Ketamine therapy is potentially 'revolutionary' depression treatment, researcher says

Jayesh Kamath, MD, PhD, a professor of psychiatry at the University of Connecticut in Mansfield, said that use of ketamine as a treatment for mental health is "revolutionary for [the field of psychiatry]," CT Insider reported May 22.

There are clinics that currently use intravenously-administered ketamine as a depression treatment, though it is considered off-label.

In 2009, the FDA approved esketamine, a nasal spray developed from ketamine, to be used in conjunction with an oral antidepressant for patients with treatment-resistant depression. The esketamine works almost immediately. 

However, ketamine has addictive properties with unregulated use, due to its dissociative and hallucinative properties that include euphoria.

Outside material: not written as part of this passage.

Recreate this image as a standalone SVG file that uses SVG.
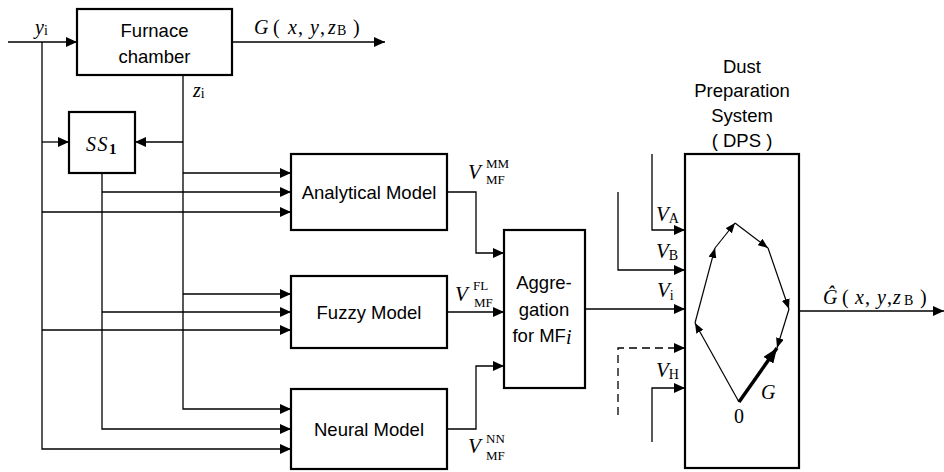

Dr. Kamath argues that the side effects may be worth it for patients who have struggled with a lifetime of severe depression, considering it works within days or hours, compared to antidepressants that take four to six weeks to work, or may not work for a particular patient at all.

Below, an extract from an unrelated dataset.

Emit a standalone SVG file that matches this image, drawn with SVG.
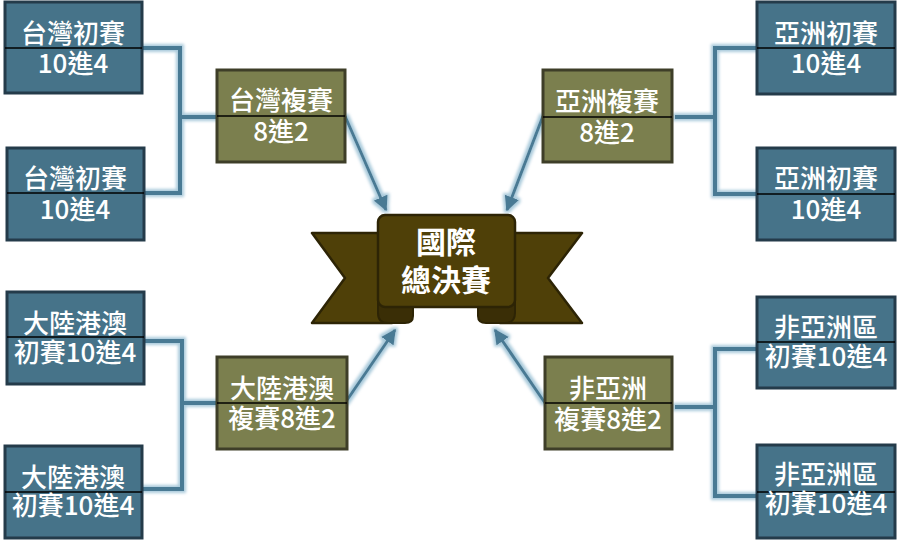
<svg xmlns="http://www.w3.org/2000/svg" width="900" height="540" viewBox="0 0 900 540">
<style>
.b{fill:#467389;stroke:#243b4a;stroke-width:3}
.o{fill:#7b7f4e;stroke:#3e3e28;stroke-width:3}
.d{stroke:#000;stroke-width:1.3}
.t{fill:#fff;font-family:"Noto Sans CJK TC","Noto Sans CJK SC",sans-serif;font-size:26px;font-weight:500;text-anchor:middle}
.c{fill:none;stroke:#4a7a94;stroke-width:4}
.a{fill:none;stroke:#4a7a94;stroke-width:3;marker-end:url(#ah)}
.rib{fill:#4f4008;stroke:#2d2405;stroke-width:2.5;stroke-linejoin:round}
.fold{fill:#3a2e06;stroke:#2d2405;stroke-width:2}
.ct{fill:#fff;font-family:"Noto Sans CJK TC","Noto Sans CJK SC",sans-serif;font-size:30px;font-weight:bold;text-anchor:middle}
</style>
<defs>
<filter id="glow" filterUnits="userSpaceOnUse" x="0" y="0" width="900" height="540">
<feMorphology in="SourceAlpha" operator="dilate" radius="2" result="d"/>
<feGaussianBlur in="d" stdDeviation="1.6" result="bl"/>
<feFlood flood-color="#a9cadb"/>
<feComposite in2="bl" operator="in" result="g"/>
<feMerge><feMergeNode in="g"/><feMergeNode in="SourceGraphic"/></feMerge>
</filter>
<marker id="ah" viewBox="0 0 10 10" refX="9" refY="5" markerWidth="5" markerHeight="5" orient="auto" markerUnits="strokeWidth">
<path d="M0,0 L10,5 L0,10 Z" fill="#4a7a94"/>
</marker>
</defs>
<rect width="900" height="540" fill="#fff"/>
<g id="connectors" filter="url(#glow)">
<path class="c" d="M142,48 H180 V193 H144 M180,117 H217"/>
<path class="c" d="M757,48 H715 V194 H757 M715,117 H675"/>
<path class="c" d="M144,341 H182 V489 H142 M182,403 H217"/>
<path class="c" d="M757,349 H715 V496 H757 M715,407 H675"/>
<path class="a" d="M345,116 L386,210"/>
<path class="a" d="M543,116 L507,210"/>
<path class="a" d="M345,403 L395,330"/>
<path class="a" d="M545,403 L495,330"/>
</g>
<g id="n_tw1"><rect class="b" x="5" y="2" width="137" height="91"/><line class="d" x1="5" y1="48" x2="142" y2="48"/><text class="t" x="73" y="43">台灣初賽<tspan x="73" dy="30">10進4</tspan></text></g>
<g id="n_tw2"><rect class="b" x="7" y="148" width="137" height="92"/><line class="d" x1="7" y1="193" x2="144" y2="193"/><text class="t" x="75" y="188">台灣初賽<tspan x="75" dy="31">10進4</tspan></text></g>
<g id="n_tw_semi"><rect class="o" x="217" y="70" width="128" height="92"/><line class="d" x1="217" y1="116" x2="345" y2="116"/><text class="t" x="281" y="110">台灣複賽<tspan x="281" dy="31">8進2</tspan></text></g>
<g id="n_as1"><rect class="b" x="757" y="2" width="138" height="92"/><line class="d" x1="757" y1="48" x2="895" y2="48"/><text class="t" x="826" y="43">亞洲初賽<tspan x="826" dy="30">10進4</tspan></text></g>
<g id="n_as2"><rect class="b" x="757" y="148" width="138" height="92"/><line class="d" x1="757" y1="194" x2="895" y2="194"/><text class="t" x="826" y="188">亞洲初賽<tspan x="826" dy="31">10進4</tspan></text></g>
<g id="n_as_semi"><rect class="o" x="543" y="70" width="129" height="92"/><line class="d" x1="543" y1="117" x2="672" y2="117"/><text class="t" x="607" y="111">亞洲複賽<tspan x="607" dy="31">8進2</tspan></text></g>
<g id="n_cn1"><rect class="b" x="7" y="292" width="137" height="92"/><line class="d" x1="7" y1="337" x2="144" y2="337"/><text class="t" x="75" y="333">大陸港澳<tspan x="75" dy="29">初賽10進4</tspan></text></g>
<g id="n_cn2"><rect class="b" x="5" y="446" width="137" height="92"/><line class="d" x1="5" y1="492" x2="142" y2="492"/><text class="t" x="73" y="487">大陸港澳<tspan x="73" dy="28">初賽10進4</tspan></text></g>
<g id="n_cn_semi"><rect class="o" x="217" y="357" width="130" height="92"/><line class="d" x1="217" y1="403" x2="347" y2="403"/><text class="t" x="282" y="398">大陸港澳<tspan x="282" dy="30">複賽8進2</tspan></text></g>
<g id="n_na1"><rect class="b" x="757" y="297" width="138" height="91"/><line class="d" x1="757" y1="342" x2="895" y2="342"/><text class="t" x="826" y="337">非亞洲區<tspan x="826" dy="29">初賽10進4</tspan></text></g>
<g id="n_na2"><rect class="b" x="757" y="445" width="138" height="93"/><line class="d" x1="757" y1="492" x2="895" y2="492"/><text class="t" x="826" y="484">非亞洲區<tspan x="826" dy="29">初賽10進4</tspan></text></g>
<g id="n_na_semi"><rect class="o" x="545" y="357" width="127" height="92"/><line class="d" x1="545" y1="403" x2="672" y2="403"/><text class="t" x="608" y="398">非亞洲<tspan x="608" dy="31">複賽8進2</tspan></text></g>
<g id="n_final">
<path class="rib" d="M312,233 L392,233 L392,323 L312,323 L345,278 Z"/>
<path class="rib" d="M582,233 L500,233 L500,323 L582,323 L548,278 Z"/>
<path class="fold" d="M378,298 L413,298 L413,316 Q413,323 405,323 L388,323 Q378,323 378,313 Z"/>
<path class="fold" d="M515,298 L478,298 L478,316 Q478,323 486,323 L505,323 Q515,323 515,313 Z"/>
<rect class="rib" x="378" y="215" width="137" height="92" rx="7"/>
<text class="ct" x="446" y="253">國際<tspan x="446" dy="38">總決賽</tspan></text>
</g>
</svg>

"[If] they're on multiple medications, and still sometimes end up in the hospital, if a person like that gets better with the medication, even with some dissociative effects, and stays better, can come off of their medications, no hospitalizations and a good level of functioning?" he told CT Insider.

Dr. Kamath and his team at the University of Connecticut are conducting studies to create compounds of esketamine that don't have any hallucinative properties.